If you use a proxy for all of your internet traffic, the HTTP_PROXY and HTTPS_PROXY Environment variables need to be set. These environment variables hold the hostname or IP address of your proxy server. It is a standard environment variable and like any such variable, the specific steps you use to set it depends on your operating system.
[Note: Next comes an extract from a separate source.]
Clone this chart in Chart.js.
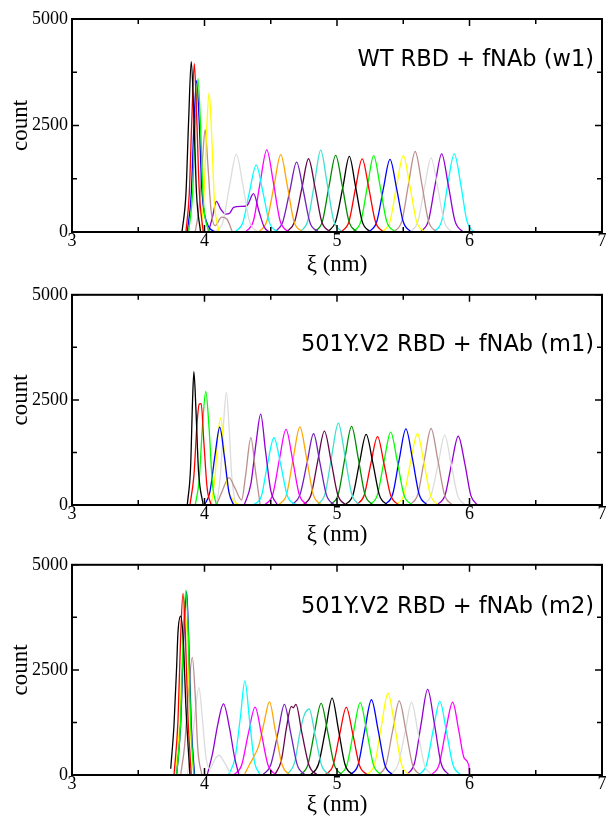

For windows machines, it can be set from the command line using the following:
set HTTP_PROXY=HOST:PORT

set HTTPS_PROXY=HOST:PORT
Where "HOST" is the IP address or host name of your Proxy Server and "PORT" is the specific port number. IF you require a username and password to go through the proxy, the format for the setting is as follows:
set HTTP_PROXY=username:password@HOST:PORT

set HTTPS_PROXY=username:password@HOST:PORT

URLs to White List

Occasionally on top of setting the HTTP_PROXY variable the following URLs need to be white listed to allow access out to our network

Troubleshooting

Logging Overview

All logging output is saved in the log directory, in the same directory as the executable. The file name contains the date and time the import was run RAA_2015-11-06T14-26-13Z.log

Common Error Messages

Below are some common errors that you may encounter in the log file and what they mean:

  • [ERROR] Error Decoding Configuration File:..... - this will be typically due to a missing quote (") or comma (,) somewhere in the configuration file. This is where an online JSON viewer/validator can come in handy rather than trawling the conf file looking for that proverbial needle in a haystack.
  • [ERROR] https:// ........invalid request :path "//xmlmc//apps/com.hornbill.servicemanager/?method=[methodName]" - If you identify errors stating an "invalid request path" for one or more API calls, this is typically due to a missing or incorrect instance name specified in the conf.json file. Check the instance id is correct. It also may be prudent to check you have added a valid API key too.

Error Codes

  • 100 - Unable to create log File
  • 101 - Unable to create log folder
  • 102 - Unable to Load Configuration File

Scheduling Overview

Windows

You can schedule goRequestAttachmentArchiver.exe to run with any optional command line argument from Windows Task Scheduler.

  • Ensure the user account running the task has rights to goRequestAttachmentArchiver.exe and the containing folder.
  • Make sure the Start In parameter contains the folder where goRequestAttachmentArchiver.exe resides in otherwise it will not be able to pick up the correct path.